3.  CY 2010: 42 CFR 410.27: CMS allows direct physician supervision to be extended to nonphysician practitioners (in accordance with State license and scope of practice), except for cardiac and pulmonary rehabilitation, which continue to require direct physician supervision be provided by an MD or DO due solely to the statutory language in P.L. 110-275.

4.  April 12, 2011: U.S. Senate Finance Committee members send letter to then CMS Administrator, Dr. Donald Berwick, stating that the intent of 110-275, Section 144 was not to limit access to CR/PR programs by requiring MD supervision above and beyond the requirements set in 42 CFR 410.27, particularly if this were to disproportionately cause hardship to rural and critical access hospitals where physicians are not always on site and NPPs are allowed to staff emergency departments of these facilities. CMS was asked to reverse their interpretation of the statute.

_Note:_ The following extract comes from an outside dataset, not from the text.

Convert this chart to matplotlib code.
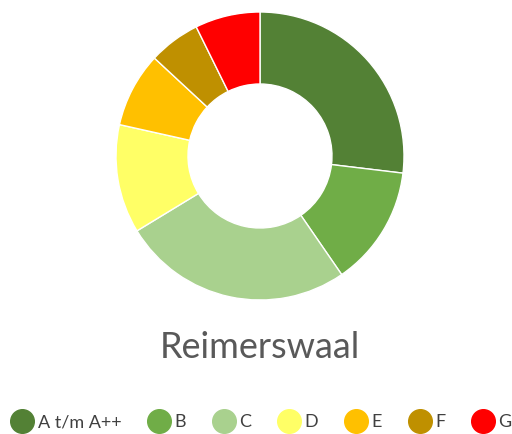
import matplotlib.pyplot as plt
from matplotlib.lines import Line2D

# energy label share (percent), read from the donut
labels = ['A t/m A++', 'B', 'C', 'D', 'E', 'F', 'G']
shares = [26.9, 13.5, 25.9, 12.2, 8.4, 5.8, 7.3]
colors = ['#538135', '#70ad47', '#a9d18e', '#ffff66', '#ffc000', '#bf9000', '#ff0000']
title = 'Reimerswaal'

W, H = 512, 434
fig = plt.figure(figsize=(W / 100, H / 100), dpi=100)

# donut
cx, cy, r = 260, 156, 144
ax = fig.add_axes([(cx - r) / W, (H - cy - r) / H, 2 * r / W, 2 * r / H])
ax.pie(shares, colors=colors, startangle=90, counterclock=False, radius=1,
       wedgeprops=dict(width=0.5, edgecolor='white', linewidth=1))
ax.set_xlim(-1, 1)
ax.set_ylim(-1, 1)
ax.set_aspect('equal')
ax.axis('off')

fig.text(cx / W, 1 - 347 / H, title, ha='center', va='center',
         fontsize=26, color='#595959', family='Lato')

handles = [Line2D([], [], marker='o', linestyle='none', markersize=17,
                  markerfacecolor=c, markeredgecolor=c) for c in colors]
fig.legend(handles, labels, loc='center', bbox_to_anchor=(0.51, 1 - 422 / H),
           ncol=len(labels), frameon=False, handletextpad=0.2,
           columnspacing=1.45, handlelength=1.3, borderpad=0, borderaxespad=0,
           labelcolor='#404040', prop=dict(family='Lato', size=13))

fig.savefig('out.png', dpi=100)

5.  May 26, 2011: Dr. Berwick responds in a letter to Senator Crapo stating that after legal review, the statute does not allow NPPs to provide the required supervision for these programs and the statutory language would need revision for CMS to make this change.

6.  February 1, 2012: Senate bill S.2057 is co-introduced by Senators Schumer and Crapo to provide a “technical correction” to amend 110-275, section 144 to allow NPPs to provide physician supervision by nonphysician practitioners who meet the supervisory requirements, as allowed by other hospital outpatient services that fall under direct physician supervision regulation.

7.  December, 2012: 112th Congress adjourns without inclusion of S.2057 in a larger bill.

8.  S.382 (identical to previous bill) is introduced in 113th Congress by Senators Schumer and Crapo.

9.  Senator Schumer’s office is sending bill to CBO for scoring with expectation that is will show no cost for this non-billable or reimbursable requirement of the Medicare regulation.

10.  Hope is that with enough support, particularly from SFC, S.382 would be inserted in a vehicle moving this year.

11.  This is 100% a bipartisan bill.

12.  Passage of this bill will allow hospitals greater flexibility in meeting the Medicare direct physician supervision requirement. This flexibility was some of the rationale in CMS’ decision to allow NPPs to serve this role in other hospital outpatient areas under this regulation. Many cardiac and pulmonary rehabilitation programs are currently paying physicians (in some cases tens of thousands of dollars yearly) to serve this role, separate from medical director financial contracts. Use of NPPs to meet the supervision requirement (to be physically immediately available) could save significant expense for programs that are low-revenue to break-even services.

13.  Resistance to sponsor this bill in previous years was primarily the lack of CBO score. Therefore, your ask to Congressional members/staff you meet with is, “If/when a CBO score of zero is obtained in the near future, is there any other reason you WOULD NOT support this bill? If not, I will contact you when the bill is CBO-scored and ask for your signature on S.382.”